--- Begin DATA PROVIDED ---

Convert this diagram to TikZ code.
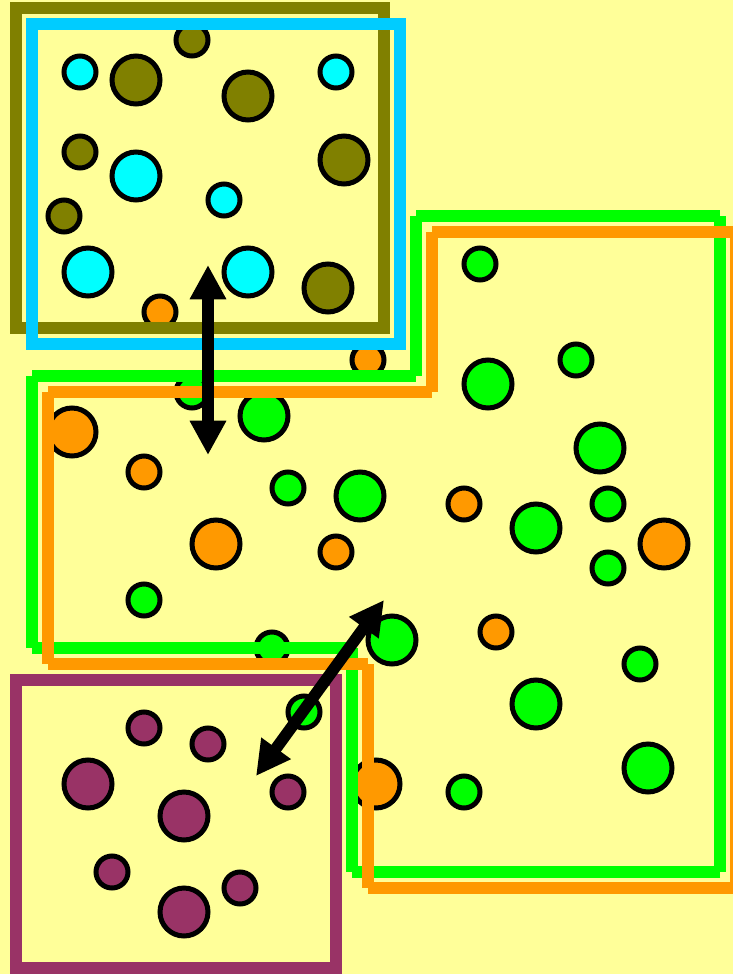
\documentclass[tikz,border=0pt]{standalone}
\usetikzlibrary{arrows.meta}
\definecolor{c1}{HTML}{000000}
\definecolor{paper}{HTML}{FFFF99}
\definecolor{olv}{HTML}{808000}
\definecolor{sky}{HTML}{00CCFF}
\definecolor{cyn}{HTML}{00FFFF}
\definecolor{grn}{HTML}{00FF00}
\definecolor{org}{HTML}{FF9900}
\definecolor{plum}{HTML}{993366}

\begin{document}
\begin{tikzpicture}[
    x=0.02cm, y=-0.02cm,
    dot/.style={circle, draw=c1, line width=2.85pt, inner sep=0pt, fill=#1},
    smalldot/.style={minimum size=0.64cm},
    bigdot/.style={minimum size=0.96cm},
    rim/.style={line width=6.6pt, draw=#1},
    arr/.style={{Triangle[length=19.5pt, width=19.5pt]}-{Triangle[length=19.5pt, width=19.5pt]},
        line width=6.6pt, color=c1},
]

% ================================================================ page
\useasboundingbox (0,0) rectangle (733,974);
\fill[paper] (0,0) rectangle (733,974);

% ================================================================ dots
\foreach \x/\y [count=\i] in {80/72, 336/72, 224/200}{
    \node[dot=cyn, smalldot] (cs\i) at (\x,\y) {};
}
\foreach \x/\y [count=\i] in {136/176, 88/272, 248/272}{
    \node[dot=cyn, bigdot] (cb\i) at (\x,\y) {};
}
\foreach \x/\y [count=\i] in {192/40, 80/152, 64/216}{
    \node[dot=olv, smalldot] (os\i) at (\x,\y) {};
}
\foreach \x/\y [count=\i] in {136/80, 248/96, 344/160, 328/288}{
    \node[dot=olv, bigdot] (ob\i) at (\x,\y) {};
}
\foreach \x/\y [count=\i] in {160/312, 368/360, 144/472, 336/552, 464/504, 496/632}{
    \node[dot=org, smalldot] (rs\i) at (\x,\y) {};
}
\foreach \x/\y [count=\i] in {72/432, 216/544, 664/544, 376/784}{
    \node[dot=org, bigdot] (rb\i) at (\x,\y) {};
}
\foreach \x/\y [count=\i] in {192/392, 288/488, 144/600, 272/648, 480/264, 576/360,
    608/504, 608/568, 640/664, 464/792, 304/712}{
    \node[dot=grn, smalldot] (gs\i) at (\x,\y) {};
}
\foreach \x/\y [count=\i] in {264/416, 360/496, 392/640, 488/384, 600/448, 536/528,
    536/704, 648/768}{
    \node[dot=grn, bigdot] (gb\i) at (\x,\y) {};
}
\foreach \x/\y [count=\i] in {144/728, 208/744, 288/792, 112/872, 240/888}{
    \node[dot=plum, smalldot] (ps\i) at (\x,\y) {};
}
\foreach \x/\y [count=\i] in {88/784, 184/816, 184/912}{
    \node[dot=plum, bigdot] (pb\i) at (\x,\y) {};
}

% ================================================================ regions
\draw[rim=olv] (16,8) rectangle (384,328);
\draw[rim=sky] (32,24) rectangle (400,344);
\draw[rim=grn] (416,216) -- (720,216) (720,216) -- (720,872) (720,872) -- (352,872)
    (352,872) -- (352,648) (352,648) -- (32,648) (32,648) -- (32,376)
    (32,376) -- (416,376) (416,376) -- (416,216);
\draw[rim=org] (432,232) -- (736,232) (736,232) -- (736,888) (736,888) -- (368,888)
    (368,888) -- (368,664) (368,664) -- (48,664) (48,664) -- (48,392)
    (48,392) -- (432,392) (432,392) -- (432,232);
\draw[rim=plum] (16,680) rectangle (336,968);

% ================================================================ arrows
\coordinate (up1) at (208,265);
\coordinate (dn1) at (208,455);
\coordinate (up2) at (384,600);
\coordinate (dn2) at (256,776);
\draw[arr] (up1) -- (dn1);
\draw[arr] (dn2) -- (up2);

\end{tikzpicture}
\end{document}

--- End DATA PROVIDED ---

● WHAT YOU NEED TO DO
From the listing, extract all text exactly as given and drop any picture.

● RESULT FOR THIS EXERCISE
Convert this diagram to TikZ code.
\documentclass[tikz,border=0pt]{standalone}
\usetikzlibrary{arrows.meta}
\definecolor{c1}{HTML}{000000}
\definecolor{paper}{HTML}{FFFF99}
\definecolor{olv}{HTML}{808000}
\definecolor{sky}{HTML}{00CCFF}
\definecolor{cyn}{HTML}{00FFFF}
\definecolor{grn}{HTML}{00FF00}
\definecolor{org}{HTML}{FF9900}
\definecolor{plum}{HTML}{993366}

\begin{document}
\begin{tikzpicture}[
    x=0.02cm, y=-0.02cm,
    dot/.style={circle, draw=c1, line width=2.85pt, inner sep=0pt, fill=#1},
    smalldot/.style={minimum size=0.64cm},
    bigdot/.style={minimum size=0.96cm},
    rim/.style={line width=6.6pt, draw=#1},
    arr/.style={{Triangle[length=19.5pt, width=19.5pt]}-{Triangle[length=19.5pt, width=19.5pt]},
        line width=6.6pt, color=c1},
]

% ================================================================ page
\useasboundingbox (0,0) rectangle (733,974);
\fill[paper] (0,0) rectangle (733,974);

% ================================================================ dots
\foreach \x/\y [count=\i] in {80/72, 336/72, 224/200}{
    \node[dot=cyn, smalldot] (cs\i) at (\x,\y) {};
}
\foreach \x/\y [count=\i] in {136/176, 88/272, 248/272}{
    \node[dot=cyn, bigdot] (cb\i) at (\x,\y) {};
}
\foreach \x/\y [count=\i] in {192/40, 80/152, 64/216}{
    \node[dot=olv, smalldot] (os\i) at (\x,\y) {};
}
\foreach \x/\y [count=\i] in {136/80, 248/96, 344/160, 328/288}{
    \node[dot=olv, bigdot] (ob\i) at (\x,\y) {};
}
\foreach \x/\y [count=\i] in {160/312, 368/360, 144/472, 336/552, 464/504, 496/632}{
    \node[dot=org, smalldot] (rs\i) at (\x,\y) {};
}
\foreach \x/\y [count=\i] in {72/432, 216/544, 664/544, 376/784}{
    \node[dot=org, bigdot] (rb\i) at (\x,\y) {};
}
\foreach \x/\y [count=\i] in {192/392, 288/488, 144/600, 272/648, 480/264, 576/360,
    608/504, 608/568, 640/664, 464/792, 304/712}{
    \node[dot=grn, smalldot] (gs\i) at (\x,\y) {};
}
\foreach \x/\y [count=\i] in {264/416, 360/496, 392/640, 488/384, 600/448, 536/528,
    536/704, 648/768}{
    \node[dot=grn, bigdot] (gb\i) at (\x,\y) {};
}
\foreach \x/\y [count=\i] in {144/728, 208/744, 288/792, 112/872, 240/888}{
    \node[dot=plum, smalldot] (ps\i) at (\x,\y) {};
}
\foreach \x/\y [count=\i] in {88/784, 184/816, 184/912}{
    \node[dot=plum, bigdot] (pb\i) at (\x,\y) {};
}

% ================================================================ regions
\draw[rim=olv] (16,8) rectangle (384,328);
\draw[rim=sky] (32,24) rectangle (400,344);
\draw[rim=grn] (416,216) -- (720,216) (720,216) -- (720,872) (720,872) -- (352,872)
    (352,872) -- (352,648) (352,648) -- (32,648) (32,648) -- (32,376)
    (32,376) -- (416,376) (416,376) -- (416,216);
\draw[rim=org] (432,232) -- (736,232) (736,232) -- (736,888) (736,888) -- (368,888)
    (368,888) -- (368,664) (368,664) -- (48,664) (48,664) -- (48,392)
    (48,392) -- (432,392) (432,392) -- (432,232);
\draw[rim=plum] (16,680) rectangle (336,968);

% ================================================================ arrows
\coordinate (up1) at (208,265);
\coordinate (dn1) at (208,455);
\coordinate (up2) at (384,600);
\coordinate (dn2) at (256,776);
\draw[arr] (up1) -- (dn1);
\draw[arr] (dn2) -- (up2);

\end{tikzpicture}
\end{document}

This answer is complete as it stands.